Yes, I was a good defensive player, but I wasn't a strong hitter. And I didn't get much encouragement, or exposure to the avenues where you'd get into it [pro baseball], so I just didn't feel I'd be successful in the majors.

But I kept playing...I was 10 years old when I played my first baseball game — in the league we had there in St. Matthews — and I played all four years I was in college, too. I was 49 when quit playing.

You said you started college in 1938. Where'd you go?
I went Elmhurst College, west of Chicago, in Illinois. I picked Elmhurst because it was my church's school, and I had the idea that I wanted to be a minister. But [in 1942] Uncle Sam threw a monkey wrench into that.

Where did you serve and what did you do?
I went into the Air Force right after graduation and was in for four years. I didn't leave the US, and was stationed in various places up and down the coast.

First I was in radio communication school in Sioux Falls [South Dakota], then did some more training in Boca Raton, Florida. Then I went into OCS [Officer Candidate School] for advanced training in the use of radar. Eventually, I supervised all the coastal artillery search light and gunnery batteries. We tracked planes, using the search light, at night.

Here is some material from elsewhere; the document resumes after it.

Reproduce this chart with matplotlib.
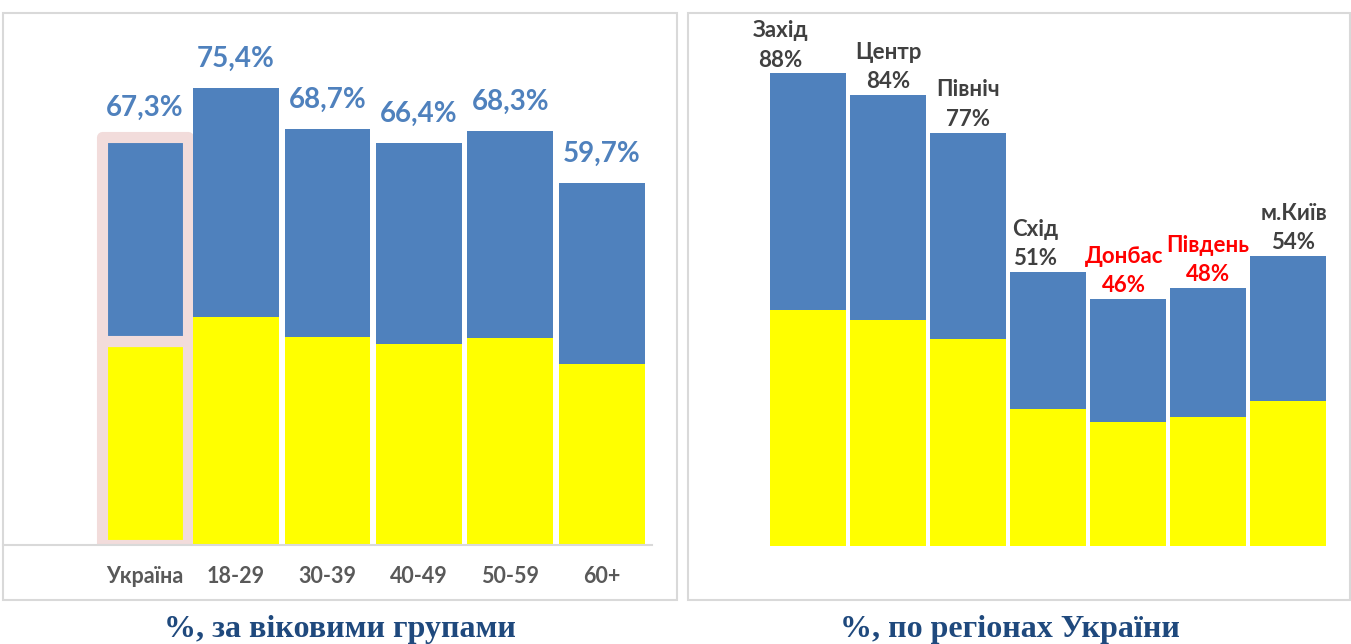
import matplotlib
matplotlib.use('Agg')
import matplotlib.pyplot as plt
from matplotlib.patches import Rectangle

# --- data ---
age_groups = ['Україна', '18-29', '30-39', '40-49', '50-59', '60+']
age_total = [67.3, 75.4, 68.7, 66.4, 68.3, 59.7]
age_yellow = [33.7, 37.7, 34.4, 33.2, 34.2, 29.9]
age_labels = ['67,3%', '75,4%', '68,7%', '66,4%', '68,3%', '59,7%']

regions = ['Захід', 'Центр', 'Північ', 'Схід', 'Донбас', 'Південь', 'м.Київ']
region_total = [88, 84, 77, 51, 46, 48, 54]
region_yellow = [44, 42, 38.5, 25.5, 23, 24, 27]
region_highlight = [False, False, False, False, True, True, False]

# --- style ---
BLUE = '#4F81BD'
YELLOW = '#FFFF00'
PINK = '#F2DCDB'
GRAY_TXT = '#595959'
DARK_TXT = '#404040'
TITLE_BLUE = '#1F497D'
BORDER = '#D9D9D9'
SANS = ['Lato', 'DejaVu Sans']
SERIF = ['Liberation Serif', 'DejaVu Serif']
region_label_dx = [-20, 0, 0, -9, -3, 0, 4]  # points

W, H = 1351, 644
fig = plt.figure(figsize=(W / 100, H / 100), dpi=100, facecolor='white')


def fx(px):
    return px / W


def fy(py):
    return 1 - py / H


# panel frames
for x0, x1 in [(3, 677), (688, 1350)]:
    fig.add_artist(Rectangle((fx(x0), fy(600)), fx(x1 - x0), (600 - 13) / H,
                             transform=fig.transFigure, facecolor='none',
                             edgecolor=BORDER, linewidth=1.5, zorder=0))

# --- left panel: age groups ---
ax1 = fig.add_axes([fx(3), fy(545), fx(649), 545 / H])
xs = range(len(age_groups))
blue_part = [t - y for t, y in zip(age_total, age_yellow)]
for i in xs:
    if i == 0:
        kw = dict(edgecolor=PINK, linewidth=8, joinstyle='round', zorder=1)
    else:
        kw = dict(linewidth=0, zorder=2)
    ax1.bar(i, age_yellow[i], width=0.94, color=YELLOW, **kw)
    ax1.bar(i, blue_part[i], bottom=age_yellow[i], width=0.94, color=BLUE, **kw)
    ax1.annotate(age_labels[i], (i, age_total[i]), xytext=(0, 21),
                 textcoords='offset points', ha='center', va='center',
                 fontsize=20, fontweight='bold', color=BLUE, family=SANS,
                 annotation_clip=False)
ax1.set_xlim(-1.55, 5.55)
ax1.set_ylim(0, 90)
ax1.set_xticks(list(xs))
ax1.set_xticklabels(age_groups, fontsize=15.5, fontweight='bold',
                    color=GRAY_TXT, family=SANS)
ax1.tick_params(axis='x', length=0, pad=15)
ax1.set_yticks([])
for s in ['top', 'left', 'right']:
    ax1.spines[s].set_visible(False)
ax1.spines['bottom'].set_color(BORDER)
ax1.spines['bottom'].set_linewidth(1.5)
ax1.patch.set_alpha(0)

# --- right panel: regions ---
ax2 = fig.add_axes([fx(688), fy(546), fx(662), 537 / H])
xs2 = range(len(regions))
blue_part2 = [t - y for t, y in zip(region_total, region_yellow)]
ax2.bar(xs2, region_yellow, width=0.94, color=YELLOW, linewidth=0)
ax2.bar(xs2, blue_part2, bottom=region_yellow, width=0.94, color=BLUE, linewidth=0)
for i in xs2:
    col = 'red' if region_highlight[i] else DARK_TXT
    ax2.annotate(f'{regions[i]}\n{region_total[i]}%', (i, region_total[i]),
                 xytext=(region_label_dx[i], 2), textcoords='offset points',
                 ha='center', va='bottom', fontsize=16, fontweight='bold',
                 color=col, family=SANS, linespacing=1.5,
                 annotation_clip=False)
ax2.set_xlim(-1.5, 6.775)
ax2.set_ylim(0, 100)
ax2.set_xticks([])
ax2.set_yticks([])
for s in ax2.spines.values():
    s.set_visible(False)
ax2.patch.set_alpha(0)

# --- captions ---
fig.text(fx(340), fy(630), '%, за віковими групами', ha='center', va='center',
         fontsize=23, fontweight='bold', color=TITLE_BLUE, family=SERIF)
fig.text(fx(1010), fy(630), '%, по регіонах України', ha='center', va='center',
         fontsize=23, fontweight='bold', color=TITLE_BLUE, family=SERIF)

fig.savefig('out.png', dpi=100, facecolor='white')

You spent your professional career — both before and after the War — in banking. What did you learn from banking that carried over into sports. And what did you learn from sports that carried over into banking?
Probably the same thing. It went both ways, but it was more what I learned from sports [influencing] banking than the other way round. And it's that in all your activities — sports and work and just about everything you are involved in — you are never doing anything by yourself. It's a team proposition, a team effort.

I worked for National City Bank in Cleveland for 30 years — I was manager of three different branches — and one of the things that I tried to impress on the staff was that those were not "my" branches, there were "our" branches and that they [the staff] were as much responsible for the success of the branch as I was.

...[G]ood players and good staff realize that everything they do is for the benefit of the team. But they also realize that when they follow through — play their part — that they realize all the benefits, both the team benefits and the individual benefits.

When did you start competing in the Senior Games? And what got you started?
The first year I was "in" the Senior Games was in 1994. That was when we [wife Janet, a former science teacher, and he] were living in Hendersonville, North Carolina...And I was 80.

[Laughs] They'd been having them [Senior Games] for years, and I'd wanted to participate, but we always got back from our Florida home after registration had closed, I didn't realize you could register by mail, so I missed all those other games.

The Ohio Senior Olympics was in Cleveland this year. What events did you compete in, and how did you do?
I competed in golf and shuffle board and table tennis. I'd have competed in horseshoes — because I wanted to compete in four different events — but there was a scheduling conflict: I couldn't be in two places at the same time.

In each sport I came out with a gold medal. [Laughs] I'm 98, so in one [event] I was unopposed.

All the people who medal at their state's games automatically qualify for the National Senior Games which will be held in Cleveland next year. [Laughs] Right now, I'm planning on going, but you never know.

At 98, you're in tremendous physical shape. What do you do to stay in shape?
[Laughs] I don't do anything that's harmful. I exercise, but I don't go overboard. I'm not a running nut. I'm not an exercise nut. I'm not a bicycling nut. But I do enough to keep myself in shape….I do everything in moderation.

And I think that I've been lucky, too: All my life I've always been in pretty good shape.

Diet is definitely one of the mainstays of a healthy lifestyle. What are you eating to stay healthy and trim?
I don't have a special diet. I don't really pay a lot of attention to diet, but I do make the effort to include as much fruit as possible.

I think my health status has a lot to do with the fact that I do everything in moderation. For example, I don't drink a lot, but I do drink a little.

Most people think competing in sports and competitions is "all about the win." What do you think? In other words, why are you involved in competitive sports?
I can't say that I don't strive to win, because I do. But more than that, I try to do the best I can, in everything that I try. And if that's good enough to win, that's good, but I'm not going to commit suicide if I didn't win, didn't get a gold medal.

In 1999, when I won the gold medal in golf at the National Senior Games, we were playing in a foursome and we were pulling for each other to make good shots – and we cheered when they did – but we were competing, too.

My attitude isn't that I'm in it just to win, it's that I'm in it to compete and for the exercise and for the camaraderie and...well, there are lots of reasons for participating.

Myth Busters is all about aging well, positive aging, successful aging. But that means different thing to different people. At 98, what's your definition of successful aging?
I suppose I'd have to go back to what I said before: It's living life in moderation.

I feel that I've lived for 98 years, but I'm not 98 years old. I don't worry about aging. I know that someday I'm not going to be able to do – 100% -- some of the things I do now. And I know that I can't do the things I'm doing now the way that I used to do them. And that doesn't bother me.

I've never been concerned about getting old. That's part of life, part of the program. I don't worry about things that I don't have the power to do anything about. I've always been the kind of person who says: Today was a good day, and I hope that tomorrow is a better one, but I'm not going to lose any sleep over worrying about whether it will be better or not.

I'm proud of the life that I've lived and feel that I have been blessed. As a result, I have always been more positive about life than negative.